Con la frutta e col dessert (ma pure con formaggi saporiti e piatti esotici) meglio invece un Gewürztraminer. Aromatico, generoso ed esuberante, figlio di grappoli che tendono leggermente al rosato. Un vino di classe, dirompente, carismatico, perfetto con una golosità (sempre by Torretta) dal nome “Viola”: una variazione di lampone, cioccolato e amarena. Un dolce in bilico fra acido, dolce e amaro, che ben abbraccerebbe pure un Pinot Gris Vendanges Tardives, dicitura che suggella vini esclusivi, frutto di uve surmature. Nettari abissali, serici e cremosi. E se invece vi fosse scritto Sélection de Grains Nobles? Si andrebbe a indicare vini ottenuti da un’accurata selezione di acini (estremamente appassiti) colpiti da muffa nobile, la botrytis cinerea. Vini concentrati, dalla percentuale zuccherina elevata. Per etichette da meditazione.
Da notare bene: la bottiglia di tutti i vini Aoc alsaziani fermi è snella e lanciata, nota come flûte del Reno o flûte d’Alsace. Bottiglie che vanno conservate distese, in cantina, a una temperatura che spazia dai 10 ai 15 gradi. Mentre la temperatura di servizio va dai 5 ai 7 gradi per i Crémant e dagli 8 ai 10 gradi per tutti gli altri. Complici? I calici di cristallo.

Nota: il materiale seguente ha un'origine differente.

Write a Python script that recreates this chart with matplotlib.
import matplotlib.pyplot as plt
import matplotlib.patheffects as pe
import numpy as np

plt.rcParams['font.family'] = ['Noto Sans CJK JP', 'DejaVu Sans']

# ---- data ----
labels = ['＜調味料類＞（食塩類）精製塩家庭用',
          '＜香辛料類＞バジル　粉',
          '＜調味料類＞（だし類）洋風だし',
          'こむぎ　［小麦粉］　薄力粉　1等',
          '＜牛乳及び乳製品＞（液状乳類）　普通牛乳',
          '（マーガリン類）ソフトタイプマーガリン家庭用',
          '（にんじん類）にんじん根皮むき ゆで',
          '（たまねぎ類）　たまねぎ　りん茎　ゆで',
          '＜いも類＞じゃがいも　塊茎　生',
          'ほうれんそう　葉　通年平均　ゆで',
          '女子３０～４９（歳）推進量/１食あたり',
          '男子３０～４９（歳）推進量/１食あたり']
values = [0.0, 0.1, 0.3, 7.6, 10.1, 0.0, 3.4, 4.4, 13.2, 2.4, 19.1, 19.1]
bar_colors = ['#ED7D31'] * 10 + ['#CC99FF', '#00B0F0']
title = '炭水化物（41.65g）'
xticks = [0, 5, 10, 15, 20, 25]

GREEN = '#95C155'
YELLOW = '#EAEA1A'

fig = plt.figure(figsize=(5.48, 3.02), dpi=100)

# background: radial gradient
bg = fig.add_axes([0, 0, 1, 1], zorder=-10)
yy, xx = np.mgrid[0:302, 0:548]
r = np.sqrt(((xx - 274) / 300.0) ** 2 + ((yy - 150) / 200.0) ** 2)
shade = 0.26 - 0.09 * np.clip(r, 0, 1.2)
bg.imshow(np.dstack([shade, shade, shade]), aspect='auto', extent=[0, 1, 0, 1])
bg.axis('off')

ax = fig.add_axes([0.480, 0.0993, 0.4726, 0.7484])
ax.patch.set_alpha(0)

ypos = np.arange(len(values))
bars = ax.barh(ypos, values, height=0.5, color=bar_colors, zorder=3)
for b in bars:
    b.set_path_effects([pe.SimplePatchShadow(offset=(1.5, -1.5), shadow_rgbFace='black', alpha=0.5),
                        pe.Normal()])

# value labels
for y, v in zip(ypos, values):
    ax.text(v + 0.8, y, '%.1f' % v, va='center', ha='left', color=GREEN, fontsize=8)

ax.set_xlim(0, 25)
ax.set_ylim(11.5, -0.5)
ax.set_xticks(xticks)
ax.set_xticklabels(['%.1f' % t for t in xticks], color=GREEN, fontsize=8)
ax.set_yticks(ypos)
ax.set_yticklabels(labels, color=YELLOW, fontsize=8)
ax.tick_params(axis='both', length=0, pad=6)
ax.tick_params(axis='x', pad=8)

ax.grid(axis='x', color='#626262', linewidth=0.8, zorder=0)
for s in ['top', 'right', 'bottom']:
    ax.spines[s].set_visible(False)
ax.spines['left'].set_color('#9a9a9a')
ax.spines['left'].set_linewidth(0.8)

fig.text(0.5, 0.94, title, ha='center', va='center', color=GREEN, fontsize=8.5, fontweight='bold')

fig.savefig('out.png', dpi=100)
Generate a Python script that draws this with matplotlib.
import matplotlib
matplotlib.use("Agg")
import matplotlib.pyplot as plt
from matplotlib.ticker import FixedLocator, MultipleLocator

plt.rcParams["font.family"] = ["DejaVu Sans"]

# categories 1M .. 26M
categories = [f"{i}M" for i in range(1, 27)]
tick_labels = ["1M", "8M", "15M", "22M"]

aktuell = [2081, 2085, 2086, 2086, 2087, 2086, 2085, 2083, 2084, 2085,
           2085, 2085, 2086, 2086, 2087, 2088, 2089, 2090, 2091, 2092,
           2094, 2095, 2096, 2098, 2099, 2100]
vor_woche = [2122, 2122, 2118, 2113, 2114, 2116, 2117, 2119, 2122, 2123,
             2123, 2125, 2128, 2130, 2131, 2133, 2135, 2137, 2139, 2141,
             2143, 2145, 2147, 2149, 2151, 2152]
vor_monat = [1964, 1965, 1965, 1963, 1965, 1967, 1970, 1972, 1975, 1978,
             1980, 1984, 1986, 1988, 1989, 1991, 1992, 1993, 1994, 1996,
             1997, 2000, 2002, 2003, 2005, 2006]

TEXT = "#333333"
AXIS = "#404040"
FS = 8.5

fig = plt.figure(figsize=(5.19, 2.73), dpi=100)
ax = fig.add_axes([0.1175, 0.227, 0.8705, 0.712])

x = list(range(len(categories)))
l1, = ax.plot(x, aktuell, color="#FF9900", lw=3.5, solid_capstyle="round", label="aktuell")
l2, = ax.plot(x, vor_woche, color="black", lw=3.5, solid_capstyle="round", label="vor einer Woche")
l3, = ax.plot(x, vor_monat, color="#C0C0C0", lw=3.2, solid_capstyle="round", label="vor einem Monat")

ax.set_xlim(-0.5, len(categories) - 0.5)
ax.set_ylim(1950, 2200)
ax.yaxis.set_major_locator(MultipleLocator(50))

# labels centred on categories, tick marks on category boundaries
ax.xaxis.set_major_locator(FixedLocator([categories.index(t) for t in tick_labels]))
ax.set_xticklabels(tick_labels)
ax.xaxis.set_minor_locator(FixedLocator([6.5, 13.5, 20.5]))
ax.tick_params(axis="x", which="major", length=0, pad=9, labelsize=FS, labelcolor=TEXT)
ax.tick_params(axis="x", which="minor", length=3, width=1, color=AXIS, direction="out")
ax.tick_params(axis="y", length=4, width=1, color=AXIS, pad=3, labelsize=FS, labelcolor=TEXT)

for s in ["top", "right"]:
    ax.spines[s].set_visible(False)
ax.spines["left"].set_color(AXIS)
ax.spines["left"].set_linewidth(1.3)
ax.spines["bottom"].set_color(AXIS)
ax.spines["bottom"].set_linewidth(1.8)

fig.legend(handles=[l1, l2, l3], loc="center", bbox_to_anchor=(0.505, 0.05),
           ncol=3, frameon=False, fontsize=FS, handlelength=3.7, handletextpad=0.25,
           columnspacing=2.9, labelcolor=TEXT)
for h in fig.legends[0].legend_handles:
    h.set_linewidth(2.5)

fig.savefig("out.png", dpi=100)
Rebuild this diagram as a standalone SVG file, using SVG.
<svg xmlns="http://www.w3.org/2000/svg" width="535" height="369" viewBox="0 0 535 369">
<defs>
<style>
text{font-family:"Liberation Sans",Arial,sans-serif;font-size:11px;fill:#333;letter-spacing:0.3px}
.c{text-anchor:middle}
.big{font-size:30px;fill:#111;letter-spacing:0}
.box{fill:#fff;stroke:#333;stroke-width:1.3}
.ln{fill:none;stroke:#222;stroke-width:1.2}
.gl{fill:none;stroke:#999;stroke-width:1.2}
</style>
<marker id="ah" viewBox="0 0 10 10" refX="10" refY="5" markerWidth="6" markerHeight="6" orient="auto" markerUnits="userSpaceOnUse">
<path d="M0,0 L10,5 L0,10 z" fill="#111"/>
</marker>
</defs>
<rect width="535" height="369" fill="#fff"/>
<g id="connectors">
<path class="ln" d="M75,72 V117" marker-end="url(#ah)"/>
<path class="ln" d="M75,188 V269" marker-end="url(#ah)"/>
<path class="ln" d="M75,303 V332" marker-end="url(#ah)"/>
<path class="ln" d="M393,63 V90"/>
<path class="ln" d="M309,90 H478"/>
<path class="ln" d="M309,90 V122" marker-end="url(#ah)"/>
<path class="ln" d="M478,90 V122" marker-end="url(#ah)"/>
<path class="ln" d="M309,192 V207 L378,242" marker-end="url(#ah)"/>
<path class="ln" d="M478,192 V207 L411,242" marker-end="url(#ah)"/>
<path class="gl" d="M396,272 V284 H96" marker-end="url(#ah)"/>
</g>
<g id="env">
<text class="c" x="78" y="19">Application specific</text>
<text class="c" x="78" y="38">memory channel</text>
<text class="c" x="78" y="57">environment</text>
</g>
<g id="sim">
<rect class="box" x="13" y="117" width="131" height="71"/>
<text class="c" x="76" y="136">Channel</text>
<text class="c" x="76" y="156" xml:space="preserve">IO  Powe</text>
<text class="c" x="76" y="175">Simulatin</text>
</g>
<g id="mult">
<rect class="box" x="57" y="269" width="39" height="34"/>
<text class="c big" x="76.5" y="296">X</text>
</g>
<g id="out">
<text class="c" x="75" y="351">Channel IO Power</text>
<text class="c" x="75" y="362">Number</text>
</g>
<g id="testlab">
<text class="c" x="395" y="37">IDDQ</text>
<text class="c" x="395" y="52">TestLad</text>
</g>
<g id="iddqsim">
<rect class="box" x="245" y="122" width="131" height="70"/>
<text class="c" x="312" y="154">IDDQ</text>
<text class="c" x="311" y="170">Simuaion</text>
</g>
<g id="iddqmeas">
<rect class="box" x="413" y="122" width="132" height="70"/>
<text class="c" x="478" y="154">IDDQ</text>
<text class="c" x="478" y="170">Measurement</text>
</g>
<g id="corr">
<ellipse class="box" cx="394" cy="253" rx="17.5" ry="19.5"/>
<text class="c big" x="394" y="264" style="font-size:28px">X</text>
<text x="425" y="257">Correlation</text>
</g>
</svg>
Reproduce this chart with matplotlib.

Crémant d'Alsace protagonisti, il prossimo 23 ottobre (alle ore 18) di un percorso olfattivo quale "Sniff Sniff", nello scenario del laboratorio di arte contemporanea milanese Dream Factory. Un'occasione per scoprire il mondo delle fragranze guidati da un artista del profumo. E allietati da vini profumatissimi.